Devotions for Teachers: You Are Worthy. How Do You Show It?
God has really wanted me to pay attention to Ephesians 4. My grandmother passed away this past weekend, and we are currently staying with family in Michigan in order to attend her funeral. So, we attended the church that much of my family attends here. The sermon was on Ephesians 4.
Then, my husband (who is back at home), started messaging me that the sermon at our home church was powerful, and he really felt like I needed to hear it. I listened to it last night on my computer…and it was also on Ephesian 4. It of course seems like a coincidence. But also…when God wants you to hear something, He will make sure it is loud and clear.
Here’s what the first couple of verses say:
As a prisoner for the Lord, then, I urge you to live a life worthy of the calling you have received. 2 Be completely humble and gentle; be patient, bearing with one another in love.
There’s a lot to unpack in just the first two lines. Specifically, ‘prisoner for the Lord’ stood out to me first. Paul is quite literally a prisoner for the Lord. Ephesians is a letter he is writing to the people of Ephesus, while in a prison in Rome.
Can we pause for a moment and just reflect on this? The man has been IMPRISONED, and he’s still trying to advance God’s kingdom. I’m going to be totally honest and say that I probably wouldn’t have done that. I’m not a Paul. If people are so angry about something I’m saying that they are threatening to lock me up, I’m probably going to shut up. My people-pleasing self doesn’t even like to know that someone might be slightly annoyed with me.
But this is why Paul lived in the era he did, and his letters live on to teach us all how to be bolder. He was the ultimate ‘What Would Jesus Do?’ guy, before that was even a slogan.
Moving on to the next part: “I urge you to live a life worthy of the calling you have received”.
Worthiness is something our culture is obsessed with. We all feel like you have to work hard enough to earn what you have. Hand-outs are evil. Hard work is king. We do things in hopes that we will be recognized, admired, and held in high regard for our actions.
But Paul turns all of that on its head. He says you are already worthy. You have received a calling, simply by being born on this Earth. The real trick is living your life in a way that is worthy of that calling.
You are already worthy. You don’t have to earn it. What a beautiful thing.
Now, Paul isn’t talking directly to you and I in this letter. But based on the way it unfolds from here, I can tell that the people of Ephesus were basically the people of America. The things he starts asking them to do in order to live this ‘worthy life’ are so very basic.
Here’s a brief list:
-Be humble
-Be gentle
-Be patient
-Love each other
That’s it. The most fundamental traits of an overall kind person is what makes your life worthy of the grace God has given you. But it is SO hard. We’ve been struggling with this for literal centuries.

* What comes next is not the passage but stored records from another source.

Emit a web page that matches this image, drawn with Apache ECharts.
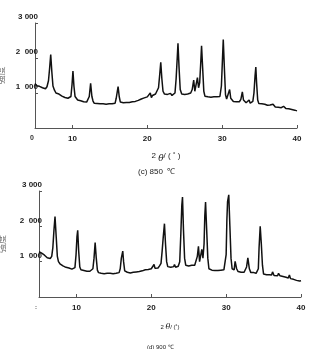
<!DOCTYPE html>
<html><head><meta charset="utf-8">
<script src="https://cdn.jsdelivr.net/npm/echarts@6/dist/echarts.min.js"></script>
<style>html,body{margin:0;padding:0;background:#fff}#c{width:323px;height:349px}</style>
</head><body><div id="c"></div>
<script>
// 2θ tick labels
var xTickValues = [10, 20, 30, 40];
var yTickLabels = {1000: '1  000', 2000: '2  000', 3000: '3 000'};
var captions = ['(c) 850  \u2103', '(d) 900 \u2103'];

// (c) 850 ℃
var theta850 = [5.0,5.2,5.4,5.6,5.8,6.0,6.2,6.4,6.6,6.8,6.95,7.1,7.25,7.4,7.6,7.8,8.0,8.2,8.4,8.6,8.8,9.0,9.2,9.4,9.6,9.8,9.95,10.07,10.2,10.35,10.5,10.7,10.9,11.1,11.3,11.5,11.7,11.9,12.1,12.25,12.43,12.6,12.75,12.9,13.1,13.3,13.5,13.7,13.9,14.1,14.3,14.5,14.7,14.9,15.1,15.3,15.5,15.7,15.85,16.1,16.25,16.4,16.6,16.8,17.0,17.2,17.4,17.6,17.8,18.0,18.2,18.4,18.6,18.8,19.0,19.2,19.4,19.6,19.8,20.0,20.2,20.4,20.55,20.7,20.9,21.1,21.3,21.5,21.65,21.8,21.95,22.1,22.3,22.5,22.7,22.9,23.1,23.3,23.5,23.7,23.85,24.0,24.1,24.25,24.4,24.6,24.8,25.0,25.2,25.4,25.6,25.8,26.0,26.2,26.35,26.5,26.7,26.85,27.0,27.15,27.25,27.4,27.55,27.7,27.9,28.1,28.3,28.5,28.7,28.9,29.1,29.3,29.5,29.7,29.9,30.05,30.15,30.3,30.45,30.6,30.8,31.0,31.15,31.3,31.5,31.7,31.9,32.1,32.3,32.5,32.7,32.85,33.0,33.2,33.4,33.6,33.75,33.9,34.1,34.25,34.4,34.5,34.6,34.75,34.9,35.1,35.3,35.5,35.7,35.9,36.05,36.2,36.4,36.6,36.8,36.95,37.1,37.3,37.5,37.7,37.9,38.1,38.2,38.35,38.5,38.7,38.9,39.1,39.3,39.5,39.7,39.9,40.0];
var int850 = [1270,1210,1260,1190,1210,1150,1170,1120,1180,1350,1700,2100,1600,1200,1080,1000,1010,970,960,910,920,870,900,850,880,900,1250,1630,1200,900,860,800,830,780,800,750,790,740,770,900,1275,900,770,710,740,700,730,690,730,690,720,680,720,690,720,690,730,710,850,1180,900,740,690,720,680,730,690,730,700,750,720,760,740,790,770,830,810,860,850,890,880,1000,870,930,890,970,990,1150,1500,1875,1400,1050,970,920,960,910,990,930,970,1000,1400,2000,2420,1700,1100,970,920,960,910,970,930,1000,1100,1370,1050,1100,1440,1150,1300,1900,2350,1700,1050,910,860,890,860,880,850,890,850,890,860,900,1200,2000,2530,1700,950,830,860,1100,850,800,760,780,750,780,750,820,1030,800,750,720,750,800,710,740,760,1000,1500,1740,1300,800,700,660,690,650,680,710,650,630,660,630,680,630,600,630,590,620,580,610,620,580,560,570,550,560,530,550,510,520,490,490];

// (d) 900 ℃
var theta900 = [5.0,5.15,5.3,5.5,5.7,5.9,6.1,6.3,6.5,6.7,6.85,7.0,7.14,7.3,7.45,7.6,7.8,8.0,8.2,8.4,8.6,8.8,9.0,9.2,9.4,9.6,9.8,9.95,10.07,10.17,10.3,10.45,10.6,10.8,11.0,11.2,11.4,11.6,11.8,12.0,12.2,12.35,12.5,12.65,12.8,12.95,13.1,13.3,13.5,13.7,13.9,14.1,14.3,14.5,14.7,14.9,15.1,15.3,15.5,15.7,15.85,16.0,16.19,16.3,16.45,16.6,16.8,17.0,17.2,17.4,17.6,17.8,18.0,18.2,18.4,18.6,18.8,19.0,19.2,19.4,19.6,19.8,20.0,20.2,20.37,20.5,20.7,20.9,21.1,21.3,21.45,21.6,21.76,21.9,22.05,22.2,22.4,22.6,22.8,23.0,23.1,23.25,23.4,23.6,23.8,23.95,24.08,24.17,24.3,24.45,24.6,24.8,25.0,25.2,25.4,25.6,25.8,26.0,26.15,26.3,26.45,26.6,26.75,26.9,27.05,27.15,27.25,27.4,27.55,27.7,27.9,28.1,28.3,28.5,28.7,28.9,29.1,29.3,29.5,29.7,29.85,30.0,30.1,30.19,30.35,30.5,30.65,30.8,31.07,31.2,31.4,31.6,31.8,32.0,32.2,32.4,32.55,32.73,32.9,33.1,33.3,33.5,33.7,33.85,34.0,34.15,34.3,34.4,34.55,34.7,34.85,35.0,35.2,35.4,35.6,35.8,36.07,36.2,36.4,36.6,36.87,37.0,37.2,37.4,37.6,37.8,38.0,38.15,38.3,38.45,38.6,38.8,39.0,39.2,39.4,39.6,39.8,40.0];
var int900 = [1280,1320,1250,1270,1190,1200,1110,1100,1090,1150,1400,1900,2280,1700,1150,1000,940,950,880,900,840,850,820,830,790,810,830,1200,1700,1885,1300,850,770,790,750,780,730,770,730,760,800,1100,1540,1100,760,690,700,670,700,660,700,670,710,670,700,660,700,670,710,690,800,1100,1300,1000,740,690,700,700,680,730,700,740,710,750,720,770,740,780,770,790,780,810,800,840,920,810,850,820,880,950,1300,1700,2075,1500,1000,860,850,840,850,860,920,840,870,870,1000,1800,2600,2830,1900,1100,900,870,880,870,900,860,900,950,1150,1437,1000,1050,1350,1100,1500,2300,2685,1900,1100,800,750,760,740,750,720,750,720,760,730,770,800,1200,2200,2700,2890,2000,1100,800,770,1010,800,720,730,700,730,700,740,850,1107,800,690,700,690,730,670,710,800,1400,2000,1500,900,650,620,630,600,630,620,710,610,610,600,670,600,570,580,550,560,550,540,620,520,530,500,510,470,500,450,460,430];

function pairs(xs, ys) { return xs.map(function (x, i) { return [x, ys[i]]; }); }

var axisColor = '#555';
var font = 'Liberation Sans, Arial, sans-serif';

function makeX(idx, small) {
  return {
    type: 'value', gridIndex: idx, min: 5, max: 40,
    axisLine: {show: true, lineStyle: {color: axisColor, width: 1}},
    axisTick: {show: true, inside: true, length: 3, customValues: xTickValues, lineStyle: {color: axisColor}},
    axisLabel: {
      customValues: [5].concat(xTickValues), margin: 7,
      fontFamily: font, fontSize: 8, fontWeight: 'bold', color: '#222',
      formatter: function (v) { return v === 5 ? '{z|' + (small ? ':' : '0') + '}' : String(v); },
      rich: {z: {fontSize: small ? 6 : 7, fontFamily: font, color: '#333', padding: [0, 6, small ? 0 : 6, 0]}}
    },
    splitLine: {show: false},
    name: small ? '{a|2 }{t|\u03b8}{a|/ (\u02da)}' : '{a|2 }{t|\u03b8}{a|/ ( \u02da )}',
    nameLocation: 'middle', nameGap: small ? 26 : 20,
    nameTextStyle: {
      rich: {
        a: {fontFamily: font, fontSize: small ? 6 : 8, color: '#222'},
        t: {fontFamily: 'DejaVu Serif, serif', fontStyle: 'italic', fontSize: small ? 8 : 9, color: '#222', padding: [small ? 0 : 6, 0, 0, 0]}
      }
    }
  };
}
function makeY(idx, gap) {
  return {
    type: 'value', gridIndex: idx, min: 0, max: 3000, interval: 1000,
    axisLine: {show: true, lineStyle: {color: axisColor, width: 1}},
    axisTick: {show: true, inside: true, length: 3, lineStyle: {color: axisColor}},
    axisLabel: {
      margin: -3, fontFamily: font, fontSize: 8, fontWeight: 'bold', color: '#222',
      verticalAlign: 'bottom', padding: [0, 0, 2, 0],
      formatter: function (v) { return yTickLabels[v] || ''; }
    },
    splitLine: {show: false},
    name: '强度', nameLocation: 'middle', nameGap: gap,
    nameTextStyle: {fontFamily: 'Noto Sans CJK SC, sans-serif', fontSize: 9, color: '#777'}
  };
}

var chart = echarts.init(document.getElementById('c'), null, {renderer: 'canvas'});
chart.setOption({
  backgroundColor: '#fff',
  animation: false,
  title: [
    {text: captions[0], left: 133, top: 163, textStyle: {fontFamily: font, fontSize: 8, fontWeight: 'normal', color: '#222'}},
    {text: captions[1], left: 142, top: 339, textStyle: {fontFamily: font, fontSize: 6, fontWeight: 'normal', color: '#222'}}
  ],
  grid: [
    {left: 35, top: 23, width: 262, height: 105, outerBoundsMode: 'none', containLabel: false},
    {left: 39, top: 191, width: 262, height: 106, outerBoundsMode: 'none', containLabel: false}
  ],
  xAxis: [makeX(0, false), makeX(1, true)],
  yAxis: [makeY(0, 29), makeY(1, 33)],
  series: [
    {type: 'line', xAxisIndex: 0, yAxisIndex: 0, data: pairs(theta850, int850), showSymbol: false,
     lineStyle: {color: '#111', width: 1.5}},
    {type: 'line', xAxisIndex: 1, yAxisIndex: 1, data: pairs(theta900, int900), showSymbol: false,
     lineStyle: {color: '#111', width: 1.5}}
  ]
});
</script></body></html>
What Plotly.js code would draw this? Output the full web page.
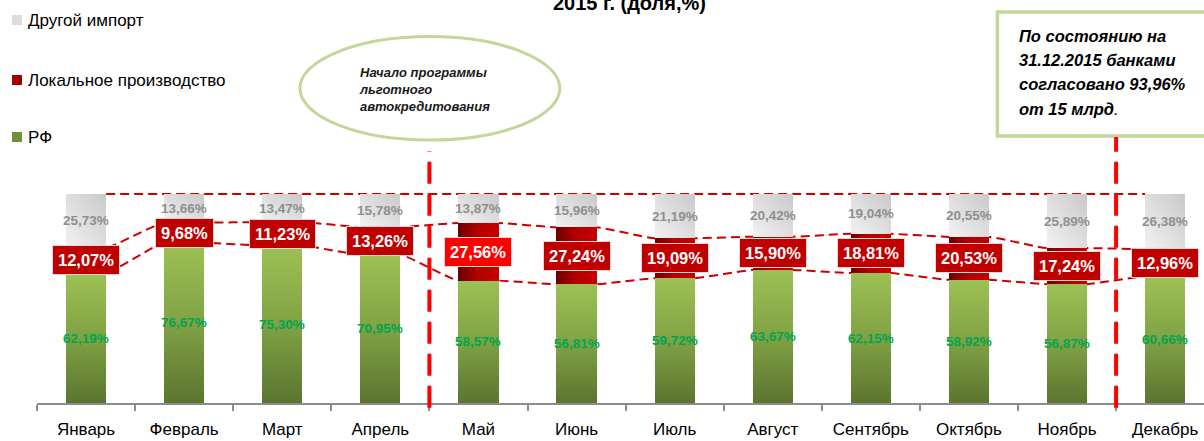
<!DOCTYPE html>
<html>
<head>
<meta charset="utf-8">
<script src="https://cdn.plot.ly/plotly-3.0.1.min.js"></script>
<style>
html,body{margin:0;padding:0;background:#fff;}
#chart{width:1204px;height:441px;}
</style>
</head>
<body>
<div id="chart"></div>
<script>
var months = ['Январь','Февраль','Март','Апрель','Май','Июнь','Июль','Август','Сентябрь','Октябрь','Ноябрь','Декабрь'];
var rfShare = [62.19,76.67,75.30,70.95,58.57,56.81,59.72,63.67,62.15,58.92,56.87,60.66];
var localShare = [12.07,9.68,11.23,13.26,27.56,27.24,19.09,15.90,18.81,20.53,17.24,12.96];
var otherShare = [25.73,13.66,13.47,15.78,13.87,15.96,21.19,20.42,19.04,20.55,25.89,26.38];
var seriesNames = ['РФ','Локальное производство','Другой импорт'];
var seriesColors = ['#77933c','#a50000','#d9d9d9'];
var highlightMonth = 'Май';
var titleText = '2015 г. (доля,%)';
var noteEllipse = 'Начало программы<br>льготного<br>автокредитования';
var noteBoxLines = ['<b><i>По состоянию на</i></b>','<b><i>31.12.2015 банками</i></b>','<b><i>согласовано 93,96%</i></b>','<b><i>от 15 млрд</i></b><i>.</i>'];

function fmt(v){ return v.toFixed(2).replace('.', ',') + '%'; }

var idx = months.map(function(m,i){return i;});
var BW = 0.41, HW = BW/2;
var XR = [-0.5, 11.396], YR = [0, 192.82];
var FONT = 'Liberation Sans, Arial, sans-serif';
var PLOT_W = 1167, PLOT_H = 403, ML = 37;
function px2paperX(px){ return (px - ML)/PLOT_W; }
function px2paperY(py){ return 1 - py/PLOT_H; }

var series = [rfShare, localShare, otherShare];
var data = series.map(function(vals, k){
  return {type:'bar', name:seriesNames[k], x:idx, y:vals, width:BW, xaxis:'x2', yaxis:'y2',
    marker:{color:seriesColors[k]}, hoverinfo:'skip', showlegend:false};
});

// dashed connector lines (drawn below bars)
function edgeLine(vals){
  var xs=[], ys=[];
  vals.forEach(function(v,i){ xs.push(i-HW, i+HW); ys.push(v, v); });
  return {xs:xs, ys:ys};
}
var lower = edgeLine(rfShare);
var upper = edgeLine(rfShare.map(function(v,i){return v+localShare[i];}));
var lineStyle = {color:'#cc0000', width:2, dash:'9px,5px', shape:'spline', smoothing:0.6};
data.push({type:'scatter', mode:'lines', x:lower.xs, y:lower.ys, line:lineStyle, showlegend:false, hoverinfo:'skip'});
data.push({type:'scatter', mode:'lines', x:upper.xs, y:upper.ys, line:lineStyle, showlegend:false, hoverinfo:'skip'});
var totals = idx.map(function(i){return rfShare[i]+localShare[i]+otherShare[i];});
data.push({type:'scatter', mode:'lines', x:[HW, idx.length-1-HW], y:[Math.round(totals[0]), Math.round(totals[totals.length-1])],
  line:{color:'#cc0000', width:2, dash:'9px,5px'}, showlegend:false, hoverinfo:'skip'});

var annotations = [];
idx.forEach(function(i){
  annotations.push({xref:'x', yref:'y', x:i, y:rfShare[i]/2, text:'<b>'+fmt(rfShare[i])+'</b>', showarrow:false,
    font:{family:FONT, size:13.5, color:'#00a550'}});
  annotations.push({xref:'x', yref:'y', x:i, y:rfShare[i]+localShare[i]+otherShare[i]/2, text:'<b>'+fmt(otherShare[i])+'</b>', showarrow:false,
    font:{family:FONT, size:13.5, color:'#8f8f8f'}});
  annotations.push({xref:'x', yref:'y', x:i, y:rfShare[i]+localShare[i]/2, text:'<b>'+fmt(localShare[i])+'</b>', showarrow:false,
    font:{family:FONT, size:16.5, color:'#ffffff'},
    bgcolor: months[i]===highlightMonth ? '#ff0000' : '#c00000', bordercolor:'#f2d4d4', borderwidth:1, borderpad:5});
});
annotations.push({xref:'x', yref:'y', x:5.535, y:191.6, text:'<b>'+titleText+'</b>', showarrow:false,
  font:{family:FONT, size:20, color:'#000'}});
annotations.push({xref:'x', yref:'y', x:2.76, y:149.8, xanchor:'left', align:'left', text:'<b><i>'+noteEllipse+'</i></b>', showarrow:false,
  font:{family:FONT, size:13, color:'#1a1a1a'}});
noteBoxLines.forEach(function(t,k){
  annotations.push({xref:'x', yref:'y', x:9.49, y:175.6-k*11.6, xanchor:'left', align:'left', text:t, showarrow:false,
    font:{family:FONT, size:16.5, color:'#000'}});
});

var shapes = [
  {type:'circle', xref:'x', yref:'y', x0:2.18, x1:4.83, y0:125.8, y1:175.3, line:{color:'#c3d69b', width:3}, fillcolor:'rgba(255,255,255,0)', layer:'above'},
  {type:'rect', xref:'x', yref:'y', x0:9.29, x1:11.6, y0:127.8, y1:187.1, line:{color:'#c3d69b', width:3.5}, fillcolor:'#ffffff', layer:'below'},
  {type:'line', xref:'x', yref:'paper', x0:3.5, x1:3.5, y0:-0.012, y1:0.625, line:{color:'#ff0000', width:4, dash:'22px,10px'}, layer:'above'},
  {type:'line', xref:'x', yref:'paper', x0:10.5, x1:10.5, y0:-0.012, y1:0.66, line:{color:'#ff0000', width:4, dash:'22px,10px'}, layer:'above'}
];

// manual legend (top-left), order: other, local, RF
var legendOrder = [2, 1, 0];
var legendY = [20, 80, 137];
var legendSwatch = ['#dcdcdc', '#a00000', '#6f8f3a'];
legendOrder.forEach(function(k, j){
  annotations.push({xref:'paper', yref:'paper', x:px2paperX(26), y:px2paperY(legendY[j]), xanchor:'left', yanchor:'middle',
    text:seriesNames[k], showarrow:false, font:{family:FONT, size:17, color:'#000'}});
  shapes.push({type:'rect', xref:'paper', yref:'paper', x0:px2paperX(12), x1:px2paperX(22),
    y0:px2paperY(legendY[j]+5), y1:px2paperY(legendY[j]-5), line:{width:0}, fillcolor:legendSwatch[j], layer:'above'});
});

var layout = {
  width:1204, height:441,
  margin:{l:ML, r:0, t:0, b:38, pad:0, autoexpand:false},
  paper_bgcolor:'#ffffff', plot_bgcolor:'rgba(0,0,0,0)',
  barmode:'stack',
  font:{family:FONT, size:17, color:'#000'},
  showlegend:false,
  xaxis:{range:XR, showgrid:false, zeroline:false, showline:true, linecolor:'#8c8c8c', linewidth:2,
    tickmode:'array', tickvals:idx, ticktext:months, ticks:'', ticklabelstandoff:10,
    tickfont:{family:FONT, size:17, color:'#000'},
    minor:{tickmode:'linear', tick0:0.5, dtick:1, ticks:'outside', ticklen:6, tickwidth:2, tickcolor:'#8c8c8c', showgrid:false},
    fixedrange:true},
  yaxis:{range:YR, visible:false, showgrid:false, zeroline:false, fixedrange:true},
  xaxis2:{overlaying:'x', range:XR, visible:false, fixedrange:true},
  yaxis2:{overlaying:'y', range:YR, visible:false, fixedrange:true},
  annotations:annotations,
  shapes:shapes
};

var gd = document.getElementById('chart');
Plotly.newPlot(gd, data, layout, {displayModeBar:false, responsive:false}).then(function(){
  var ns = 'http://www.w3.org/2000/svg';
  var svg = gd.querySelector('.main-svg');
  var defs = svg.querySelector('defs');
  function grad(id, x1, y1, x2, y2, stops){
    var g = document.createElementNS(ns, 'linearGradient');
    g.setAttribute('id', id);
    g.setAttribute('x1', x1); g.setAttribute('y1', y1); g.setAttribute('x2', x2); g.setAttribute('y2', y2);
    stops.forEach(function(s){
      var st = document.createElementNS(ns, 'stop');
      st.setAttribute('offset', s[0]); st.setAttribute('stop-color', s[1]);
      g.appendChild(st);
    });
    defs.appendChild(g);
  }
  grad('gGreen', 0, 0, 0, 1, [[0, '#9dc155'], [0.5, '#80a244'], [1, '#5b7530']]);
  grad('gRed', 0, 0, 1, 0, [[0, '#6a0000'], [0.45, '#b00000'], [1, '#c80000']]);
  grad('gGrey', 0, 1, 1, 0, [[0, '#f2f2f2'], [1, '#c9c9c9']]);
  var ids = ['gGreen', 'gRed', 'gGrey'];
  var traces = gd.querySelectorAll('.barlayer .trace');
  traces.forEach(function(t, k){
    t.querySelectorAll('path').forEach(function(p){ p.style.fill = 'url(#' + ids[k] + ')'; });
  });
});
</script>
</body>
</html>
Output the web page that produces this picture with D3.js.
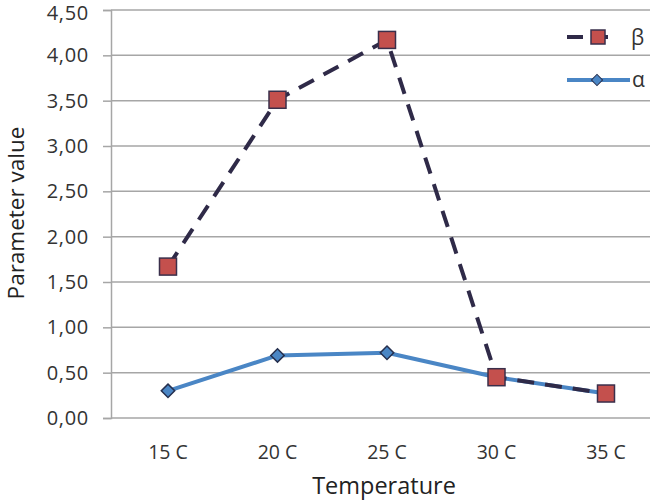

As we go into our work weeks, I want to challenge each of us to live a life worthy of the calling we have received. We have been called to be humble, gentle, patient, and loving. This isn’t just a nice way to live, it’s our calling. God sent Jesus to model it for us. And when people still didn’t listen, He called Paul to basically write an instructional manual.
And yet it’s still hard. There will be times when you feel like you’re working 120% day in and day out, and your teammate is taking advantage of your hard work and copying your plans so she doesn’t have to work as hard. You will be working so hard with a student, only to have their parent send you an angry email. You will pour your life into these students, only to have it go unrecognized and taken for granted. I know. I know it all.
Which is why I think a worthy life of God’s goodness is considered a calling. Funny enough, in the midst of all of the funeral planning, this passage brought me back to my grandmother. A woman who, on her death bed, oozed humility and patience and love for each person who came to visit her. As pancreatic cancer was tearing her organs apart, and she was in so much pain, she was praying out loud for ME as I held her hand in her final days.
The classroom is hard work. But it’s not prison. It’s not cancer. God gives you the strength to be patient, humble, and loving even in the darkest of situations. We can certainly find His light and spread it in our schools. I’ll be praying this week that we each are able to do exactly that.